### RECORDS FOR THE TASK
##########

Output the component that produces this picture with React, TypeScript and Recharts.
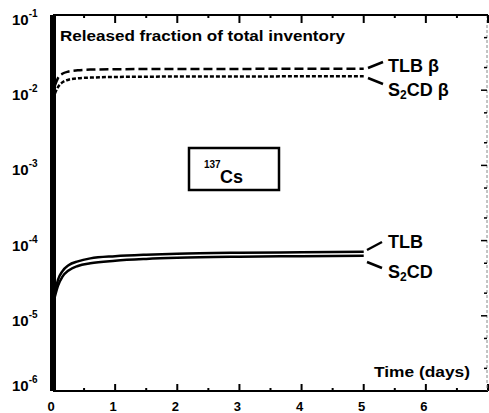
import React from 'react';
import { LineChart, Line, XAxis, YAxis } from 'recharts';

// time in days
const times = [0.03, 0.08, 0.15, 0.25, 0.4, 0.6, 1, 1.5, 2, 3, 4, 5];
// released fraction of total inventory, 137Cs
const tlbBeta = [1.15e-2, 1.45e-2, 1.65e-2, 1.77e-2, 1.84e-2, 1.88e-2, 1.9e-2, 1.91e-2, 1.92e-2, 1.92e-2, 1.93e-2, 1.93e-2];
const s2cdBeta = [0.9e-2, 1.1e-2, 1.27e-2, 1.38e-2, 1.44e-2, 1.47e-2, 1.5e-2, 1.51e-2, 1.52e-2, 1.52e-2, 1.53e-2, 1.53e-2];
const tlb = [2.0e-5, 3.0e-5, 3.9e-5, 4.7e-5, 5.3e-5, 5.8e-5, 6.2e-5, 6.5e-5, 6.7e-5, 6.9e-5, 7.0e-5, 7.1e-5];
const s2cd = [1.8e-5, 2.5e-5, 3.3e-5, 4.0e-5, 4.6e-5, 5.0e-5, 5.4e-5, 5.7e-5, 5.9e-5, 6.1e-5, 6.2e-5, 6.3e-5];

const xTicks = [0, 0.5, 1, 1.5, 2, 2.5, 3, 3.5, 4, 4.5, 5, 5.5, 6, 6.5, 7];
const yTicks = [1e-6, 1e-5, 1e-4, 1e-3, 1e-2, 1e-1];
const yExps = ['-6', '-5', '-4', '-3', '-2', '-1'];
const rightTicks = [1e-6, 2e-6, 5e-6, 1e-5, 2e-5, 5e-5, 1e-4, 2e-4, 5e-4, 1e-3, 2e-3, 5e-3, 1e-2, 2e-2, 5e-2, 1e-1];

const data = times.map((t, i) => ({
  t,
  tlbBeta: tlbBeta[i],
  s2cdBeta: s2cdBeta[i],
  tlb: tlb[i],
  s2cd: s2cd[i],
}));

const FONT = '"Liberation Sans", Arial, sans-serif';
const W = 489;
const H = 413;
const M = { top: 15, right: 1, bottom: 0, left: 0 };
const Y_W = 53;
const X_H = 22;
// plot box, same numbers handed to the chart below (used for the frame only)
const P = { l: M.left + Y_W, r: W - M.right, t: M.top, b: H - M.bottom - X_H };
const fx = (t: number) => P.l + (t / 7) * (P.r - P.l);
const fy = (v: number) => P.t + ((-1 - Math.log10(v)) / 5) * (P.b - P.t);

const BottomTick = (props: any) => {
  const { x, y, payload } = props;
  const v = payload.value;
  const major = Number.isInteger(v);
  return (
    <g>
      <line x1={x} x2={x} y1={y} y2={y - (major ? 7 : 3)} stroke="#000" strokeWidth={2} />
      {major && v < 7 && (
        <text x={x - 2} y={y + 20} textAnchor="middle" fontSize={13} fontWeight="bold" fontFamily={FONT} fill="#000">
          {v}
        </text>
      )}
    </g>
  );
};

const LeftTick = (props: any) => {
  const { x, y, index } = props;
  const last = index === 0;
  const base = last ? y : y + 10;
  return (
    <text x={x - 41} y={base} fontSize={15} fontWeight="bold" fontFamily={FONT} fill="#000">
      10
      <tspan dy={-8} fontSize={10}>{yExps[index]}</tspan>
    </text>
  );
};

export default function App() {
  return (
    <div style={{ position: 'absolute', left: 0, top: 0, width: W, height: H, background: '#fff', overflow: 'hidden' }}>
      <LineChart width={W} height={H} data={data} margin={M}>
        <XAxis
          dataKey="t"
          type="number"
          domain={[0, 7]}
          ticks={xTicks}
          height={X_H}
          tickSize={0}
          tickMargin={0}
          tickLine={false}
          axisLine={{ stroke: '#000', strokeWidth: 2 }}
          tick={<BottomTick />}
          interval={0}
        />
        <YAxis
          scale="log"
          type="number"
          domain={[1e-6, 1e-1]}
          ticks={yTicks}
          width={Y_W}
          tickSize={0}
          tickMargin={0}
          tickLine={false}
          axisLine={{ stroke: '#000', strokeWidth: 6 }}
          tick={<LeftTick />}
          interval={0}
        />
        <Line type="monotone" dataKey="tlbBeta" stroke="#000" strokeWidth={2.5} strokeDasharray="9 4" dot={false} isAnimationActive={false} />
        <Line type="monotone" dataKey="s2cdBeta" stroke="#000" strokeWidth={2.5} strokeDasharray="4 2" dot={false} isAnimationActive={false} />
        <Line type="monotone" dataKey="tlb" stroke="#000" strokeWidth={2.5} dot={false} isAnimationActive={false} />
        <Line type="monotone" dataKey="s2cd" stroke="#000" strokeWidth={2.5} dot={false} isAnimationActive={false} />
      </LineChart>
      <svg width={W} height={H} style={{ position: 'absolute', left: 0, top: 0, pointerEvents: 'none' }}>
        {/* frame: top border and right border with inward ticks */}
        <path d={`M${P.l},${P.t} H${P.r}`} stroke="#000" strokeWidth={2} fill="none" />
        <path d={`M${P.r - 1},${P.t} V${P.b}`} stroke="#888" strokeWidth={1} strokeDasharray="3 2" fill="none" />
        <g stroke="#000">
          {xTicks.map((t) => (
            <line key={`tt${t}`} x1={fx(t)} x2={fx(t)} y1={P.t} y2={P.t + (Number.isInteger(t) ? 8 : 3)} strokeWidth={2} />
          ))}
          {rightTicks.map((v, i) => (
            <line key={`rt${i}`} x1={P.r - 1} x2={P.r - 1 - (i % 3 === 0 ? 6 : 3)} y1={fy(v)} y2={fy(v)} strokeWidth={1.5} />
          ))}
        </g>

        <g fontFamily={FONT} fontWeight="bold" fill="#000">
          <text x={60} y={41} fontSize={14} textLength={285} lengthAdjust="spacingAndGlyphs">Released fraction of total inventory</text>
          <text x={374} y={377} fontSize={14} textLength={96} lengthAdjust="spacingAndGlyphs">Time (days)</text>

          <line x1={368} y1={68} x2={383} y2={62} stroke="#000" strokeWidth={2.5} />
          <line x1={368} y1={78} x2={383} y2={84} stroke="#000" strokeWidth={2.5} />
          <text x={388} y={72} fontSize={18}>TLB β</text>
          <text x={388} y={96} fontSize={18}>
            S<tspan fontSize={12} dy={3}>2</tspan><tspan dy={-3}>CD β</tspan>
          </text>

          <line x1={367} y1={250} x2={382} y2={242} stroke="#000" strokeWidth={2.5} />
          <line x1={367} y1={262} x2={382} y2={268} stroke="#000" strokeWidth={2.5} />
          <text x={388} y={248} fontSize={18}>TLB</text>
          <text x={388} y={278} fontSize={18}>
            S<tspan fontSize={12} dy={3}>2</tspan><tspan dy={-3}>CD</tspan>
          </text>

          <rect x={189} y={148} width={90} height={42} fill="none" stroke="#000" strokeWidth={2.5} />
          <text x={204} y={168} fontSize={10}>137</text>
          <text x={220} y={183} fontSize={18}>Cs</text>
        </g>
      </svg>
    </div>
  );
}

##########

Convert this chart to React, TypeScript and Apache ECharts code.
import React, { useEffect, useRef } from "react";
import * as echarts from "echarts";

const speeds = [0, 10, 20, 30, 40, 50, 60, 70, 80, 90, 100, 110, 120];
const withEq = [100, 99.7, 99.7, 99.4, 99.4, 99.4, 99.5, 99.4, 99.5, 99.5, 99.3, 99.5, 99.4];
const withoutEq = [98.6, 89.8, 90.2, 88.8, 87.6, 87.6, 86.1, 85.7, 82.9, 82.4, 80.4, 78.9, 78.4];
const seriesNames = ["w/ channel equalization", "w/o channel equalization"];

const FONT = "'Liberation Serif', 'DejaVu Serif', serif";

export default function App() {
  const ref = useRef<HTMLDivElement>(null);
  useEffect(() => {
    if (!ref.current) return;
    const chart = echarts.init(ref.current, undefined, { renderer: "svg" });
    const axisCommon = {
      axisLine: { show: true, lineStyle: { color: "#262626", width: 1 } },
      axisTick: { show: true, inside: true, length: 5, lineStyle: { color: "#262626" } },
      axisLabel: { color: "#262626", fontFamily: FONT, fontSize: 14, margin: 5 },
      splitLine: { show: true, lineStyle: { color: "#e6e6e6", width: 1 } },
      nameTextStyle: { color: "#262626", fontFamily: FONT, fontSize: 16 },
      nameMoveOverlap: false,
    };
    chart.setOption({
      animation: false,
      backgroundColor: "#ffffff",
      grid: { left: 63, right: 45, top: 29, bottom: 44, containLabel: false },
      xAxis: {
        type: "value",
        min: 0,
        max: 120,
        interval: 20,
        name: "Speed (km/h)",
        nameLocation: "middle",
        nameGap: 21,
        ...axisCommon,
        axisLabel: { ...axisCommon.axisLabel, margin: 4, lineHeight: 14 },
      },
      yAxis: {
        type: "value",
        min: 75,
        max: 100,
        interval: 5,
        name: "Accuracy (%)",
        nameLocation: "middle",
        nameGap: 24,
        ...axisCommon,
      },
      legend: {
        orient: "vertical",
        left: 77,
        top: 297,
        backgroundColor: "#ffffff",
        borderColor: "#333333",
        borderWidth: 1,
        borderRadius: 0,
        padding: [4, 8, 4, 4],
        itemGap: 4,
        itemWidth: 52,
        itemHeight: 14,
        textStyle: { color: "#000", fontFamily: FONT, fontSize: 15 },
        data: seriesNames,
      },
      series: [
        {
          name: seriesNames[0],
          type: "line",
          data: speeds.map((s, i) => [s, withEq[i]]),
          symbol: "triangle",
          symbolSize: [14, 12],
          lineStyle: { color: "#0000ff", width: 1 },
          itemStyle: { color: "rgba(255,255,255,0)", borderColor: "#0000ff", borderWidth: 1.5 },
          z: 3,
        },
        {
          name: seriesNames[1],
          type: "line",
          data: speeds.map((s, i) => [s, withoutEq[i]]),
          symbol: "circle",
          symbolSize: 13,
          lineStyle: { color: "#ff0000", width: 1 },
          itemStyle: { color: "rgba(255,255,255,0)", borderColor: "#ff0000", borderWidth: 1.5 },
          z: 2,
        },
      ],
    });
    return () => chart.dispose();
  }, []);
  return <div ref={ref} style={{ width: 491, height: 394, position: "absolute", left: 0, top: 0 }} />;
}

##########

### OBJECTIVE
From the records above, copy only the lines running from the line containing "Output the component" to the line containing "6.1e-5, 6.2e-5, 6.3e-5];", both ends included. Leave the pictures out.

### SOLUTION FOR THIS PROBLEM
Output the component that produces this picture with React, TypeScript and Recharts.
import React from 'react';
import { LineChart, Line, XAxis, YAxis } from 'recharts';

// time in days
const times = [0.03, 0.08, 0.15, 0.25, 0.4, 0.6, 1, 1.5, 2, 3, 4, 5];
// released fraction of total inventory, 137Cs
const tlbBeta = [1.15e-2, 1.45e-2, 1.65e-2, 1.77e-2, 1.84e-2, 1.88e-2, 1.9e-2, 1.91e-2, 1.92e-2, 1.92e-2, 1.93e-2, 1.93e-2];
const s2cdBeta = [0.9e-2, 1.1e-2, 1.27e-2, 1.38e-2, 1.44e-2, 1.47e-2, 1.5e-2, 1.51e-2, 1.52e-2, 1.52e-2, 1.53e-2, 1.53e-2];
const tlb = [2.0e-5, 3.0e-5, 3.9e-5, 4.7e-5, 5.3e-5, 5.8e-5, 6.2e-5, 6.5e-5, 6.7e-5, 6.9e-5, 7.0e-5, 7.1e-5];
const s2cd = [1.8e-5, 2.5e-5, 3.3e-5, 4.0e-5, 4.6e-5, 5.0e-5, 5.4e-5, 5.7e-5, 5.9e-5, 6.1e-5, 6.2e-5, 6.3e-5];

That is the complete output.